WHAT IS ASKED:
For the material that follows, list every line containing the word "this".

MATERIAL FOR THE TASK start

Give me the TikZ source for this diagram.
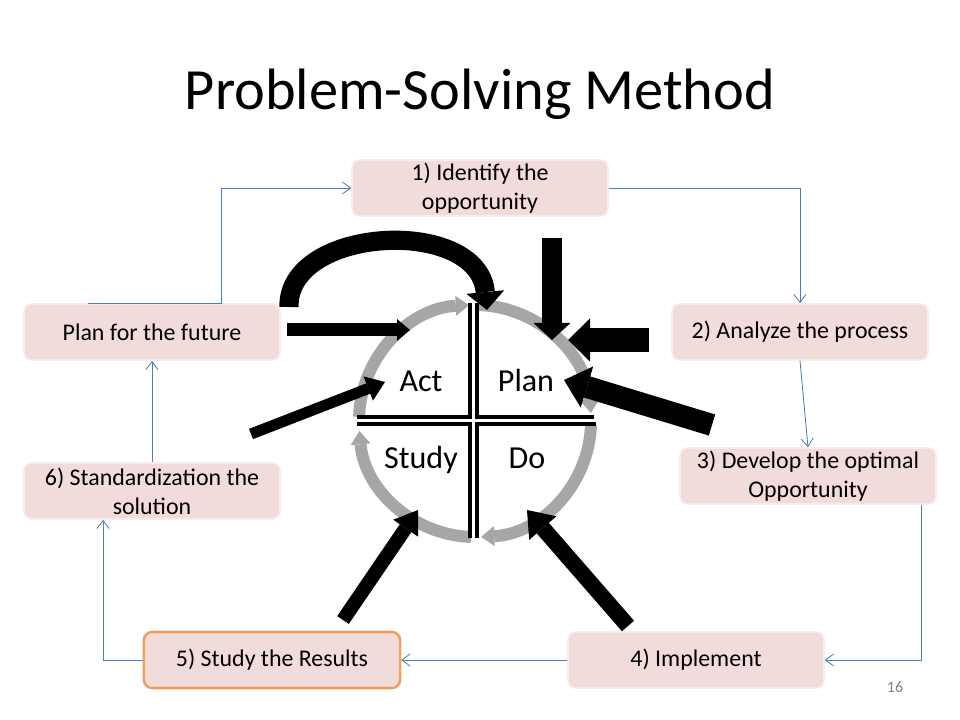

MATERIAL FOR THE TASK end
MATERIAL FOR THE TASK start

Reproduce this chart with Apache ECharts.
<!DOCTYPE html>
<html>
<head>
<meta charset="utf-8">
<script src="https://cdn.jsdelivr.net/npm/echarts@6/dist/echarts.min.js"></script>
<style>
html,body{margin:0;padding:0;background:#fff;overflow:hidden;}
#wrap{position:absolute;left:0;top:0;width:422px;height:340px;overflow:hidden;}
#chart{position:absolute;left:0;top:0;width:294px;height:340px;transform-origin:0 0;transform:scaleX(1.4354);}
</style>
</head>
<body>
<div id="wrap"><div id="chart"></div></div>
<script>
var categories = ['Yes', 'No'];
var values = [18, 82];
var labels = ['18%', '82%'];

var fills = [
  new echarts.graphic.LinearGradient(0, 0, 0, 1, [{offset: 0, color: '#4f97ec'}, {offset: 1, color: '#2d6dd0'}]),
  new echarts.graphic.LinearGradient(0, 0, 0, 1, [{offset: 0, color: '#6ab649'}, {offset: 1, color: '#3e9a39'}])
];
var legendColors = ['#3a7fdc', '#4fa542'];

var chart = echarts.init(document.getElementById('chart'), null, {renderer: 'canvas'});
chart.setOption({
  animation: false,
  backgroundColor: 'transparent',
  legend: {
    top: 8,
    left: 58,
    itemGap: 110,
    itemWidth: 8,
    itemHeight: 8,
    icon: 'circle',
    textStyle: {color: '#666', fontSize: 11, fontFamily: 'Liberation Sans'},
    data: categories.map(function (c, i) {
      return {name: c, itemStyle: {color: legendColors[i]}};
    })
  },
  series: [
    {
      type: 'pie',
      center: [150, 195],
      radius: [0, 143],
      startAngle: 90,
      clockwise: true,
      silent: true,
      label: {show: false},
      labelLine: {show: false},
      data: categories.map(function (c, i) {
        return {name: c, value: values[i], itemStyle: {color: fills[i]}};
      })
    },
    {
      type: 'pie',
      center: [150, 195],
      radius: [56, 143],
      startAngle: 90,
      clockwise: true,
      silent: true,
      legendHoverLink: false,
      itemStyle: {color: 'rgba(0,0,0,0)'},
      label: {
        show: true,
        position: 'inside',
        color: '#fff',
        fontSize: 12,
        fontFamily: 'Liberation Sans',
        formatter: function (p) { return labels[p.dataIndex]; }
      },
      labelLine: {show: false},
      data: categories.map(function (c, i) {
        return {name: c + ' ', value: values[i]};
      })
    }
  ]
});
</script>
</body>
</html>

MATERIAL FOR THE TASK end

ANSWER BELOW:
Give me the TikZ source for this diagram.
Reproduce this chart with Apache ECharts.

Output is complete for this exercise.